Word for word, transcribe the lines below and drop the pictures.

Start Given information

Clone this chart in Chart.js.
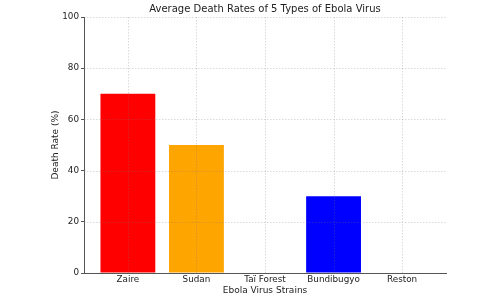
<!DOCTYPE html>
<html>
<head>
<meta charset="utf-8">
<script src="https://cdn.jsdelivr.net/npm/chart.js@4"></script>
<style>
html,body{margin:0;padding:0;background:#fff;}
#wrap{width:500px;height:300px;}
</style>
</head>
<body>
<div id="wrap"><canvas id="c" width="500" height="300"></canvas></div>
<script>
const strains = ["Zaire", "Sudan", "Taï Forest", "Bundibugyo", "Reston"];
const deathRates = [70, 50, 0, 30, 0];
const barColors = ["#ff0000", "#ffa500", "#008000", "#0000ff", "#800080"];
const yTicks = [0, 20, 40, 60, 80, 100];

const FONT = "'DejaVu Sans', sans-serif";
const gridColor = "rgba(120,120,120,0.35)";

// grid drawn above the bars, as in the reference
const overGrid = {
  id: "overGrid",
  afterDatasetsDraw(chart) {
    const {ctx, chartArea: a, scales: {x, y}} = chart;
    ctx.save();
    ctx.strokeStyle = gridColor;
    ctx.lineWidth = 0.8;
    ctx.setLineDash([1.5, 1.5]);
    ctx.beginPath();
    x.ticks.forEach(t => {
      const px = Math.round(x.getPixelForValue(t.value)) + 0.5;
      ctx.moveTo(px, a.top); ctx.lineTo(px, a.bottom);
    });
    y.ticks.forEach(t => {
      if (t.value === 0) return;
      const py = Math.round(y.getPixelForValue(t.value)) + 0.5;
      ctx.moveTo(a.left, py); ctx.lineTo(a.right, py);
    });
    ctx.stroke();
    ctx.restore();
  }
};

new Chart(document.getElementById("c"), {
  type: "bar",
  data: {
    datasets: [{
      data: strains.map((s, i) => ({x: i, y: deathRates[i]})),
      backgroundColor: barColors,
      borderWidth: 0,
      barPercentage: 0.8,
      categoryPercentage: 1.0
    }]
  },
  plugins: [overGrid],
  options: {
    responsive: false,
    animation: false,
    layout: {padding: {left: 0, right: 54, top: 0, bottom: 0}},
    plugins: {
      legend: {display: false},
      tooltip: {enabled: false},
      title: {
        display: true,
        fullSize: false,
        text: "Average Death Rates of 5 Types of Ebola Virus",
        color: "#222",
        font: {family: FONT, size: 10, weight: "normal", lineHeight: 1.2},
        padding: {top: 3, bottom: 2}
      }
    },
    scales: {
      x: {
        type: "linear",
        min: -0.64,
        max: 4.64,
        offset: false,
        afterBuildTicks: s => { s.ticks = strains.map((_, i) => ({value: i})); },
        afterFit: s => { s.height = 27; },
        ticks: {
          callback: v => strains[v],
          color: "#222",
          font: {family: FONT, size: 8.8},
          padding: 0,
          autoSkip: false,
          maxRotation: 0
        },
        grid: {display: false, drawTicks: true, tickLength: 1},
        border: {display: true, color: "#555", width: 1},
        title: {
          display: true,
          text: "Ebola Virus Strains",
          color: "#222",
          font: {family: FONT, size: 9},
          padding: {top: 0, bottom: 4}
        }
      },
      y: {
        min: 0,
        max: 100,
        afterBuildTicks: s => { s.ticks = yTicks.map(v => ({value: v})); },
        afterFit: s => { s.width = 84; },
        ticks: {
          color: "#222",
          font: {family: FONT, size: 8.8},
          padding: 2
        },
        grid: {display: true, drawOnChartArea: false, drawTicks: true, tickLength: 3, color: "#555"},
        border: {display: true, color: "#555", width: 1},
        title: {
          display: true,
          text: "Death Rate (%)",
          color: "#222",
          font: {family: FONT, size: 9},
          padding: {top: 50, bottom: 0}
        }
      }
    }
  }
});
</script>
</body>
</html>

End Given information

*Result of this exercise*:
Clone this chart in Chart.js.
<!DOCTYPE html>
<html>
<head>
<meta charset="utf-8">
<script src="https://cdn.jsdelivr.net/npm/chart.js@4"></script>
<style>
html,body{margin:0;padding:0;background:#fff;}
#wrap{width:500px;height:300px;}
</style>
</head>
<body>
<div id="wrap"><canvas id="c" width="500" height="300"></canvas></div>
<script>
const strains = ["Zaire", "Sudan", "Taï Forest", "Bundibugyo", "Reston"];
const deathRates = [70, 50, 0, 30, 0];
const barColors = ["#ff0000", "#ffa500", "#008000", "#0000ff", "#800080"];
const yTicks = [0, 20, 40, 60, 80, 100];

const FONT = "'DejaVu Sans', sans-serif";
const gridColor = "rgba(120,120,120,0.35)";

// grid drawn above the bars, as in the reference
const overGrid = {
  id: "overGrid",
  afterDatasetsDraw(chart) {
    const {ctx, chartArea: a, scales: {x, y}} = chart;
    ctx.save();
    ctx.strokeStyle = gridColor;
    ctx.lineWidth = 0.8;
    ctx.setLineDash([1.5, 1.5]);
    ctx.beginPath();
    x.ticks.forEach(t => {
      const px = Math.round(x.getPixelForValue(t.value)) + 0.5;
      ctx.moveTo(px, a.top); ctx.lineTo(px, a.bottom);
    });
    y.ticks.forEach(t => {
      if (t.value === 0) return;
      const py = Math.round(y.getPixelForValue(t.value)) + 0.5;
      ctx.moveTo(a.left, py); ctx.lineTo(a.right, py);
    });
    ctx.stroke();
    ctx.restore();
  }
};

new Chart(document.getElementById("c"), {
  type: "bar",
  data: {
    datasets: [{
      data: strains.map((s, i) => ({x: i, y: deathRates[i]})),
      backgroundColor: barColors,
      borderWidth: 0,
      barPercentage: 0.8,
      categoryPercentage: 1.0
    }]
  },
  plugins: [overGrid],
  options: {
    responsive: false,
    animation: false,
    layout: {padding: {left: 0, right: 54, top: 0, bottom: 0}},
    plugins: {
      legend: {display: false},
      tooltip: {enabled: false},
      title: {
        display: true,
        fullSize: false,
        text: "Average Death Rates of 5 Types of Ebola Virus",
        color: "#222",
        font: {family: FONT, size: 10, weight: "normal", lineHeight: 1.2},
        padding: {top: 3, bottom: 2}
      }
    },
    scales: {
      x: {
        type: "linear",
        min: -0.64,
        max: 4.64,
        offset: false,
        afterBuildTicks: s => { s.ticks = strains.map((_, i) => ({value: i})); },
        afterFit: s => { s.height = 27; },
        ticks: {
          callback: v => strains[v],
          color: "#222",
          font: {family: FONT, size: 8.8},
          padding: 0,
          autoSkip: false,
          maxRotation: 0
        },
        grid: {display: false, drawTicks: true, tickLength: 1},
        border: {display: true, color: "#555", width: 1},
        title: {
          display: true,
          text: "Ebola Virus Strains",
          color: "#222",
          font: {family: FONT, size: 9},
          padding: {top: 0, bottom: 4}
        }
      },
      y: {
        min: 0,
        max: 100,
        afterBuildTicks: s => { s.ticks = yTicks.map(v => ({value: v})); },
        afterFit: s => { s.width = 84; },
        ticks: {
          color: "#222",
          font: {family: FONT, size: 8.8},
          padding: 2
        },
        grid: {display: true, drawOnChartArea: false, drawTicks: true, tickLength: 3, color: "#555"},
        border: {display: true, color: "#555", width: 1},
        title: {
          display: true,
          text: "Death Rate (%)",
          color: "#222",
          font: {family: FONT, size: 9},
          padding: {top: 50, bottom: 0}
        }
      }
    }
  }
});
</script>
</body>
</html>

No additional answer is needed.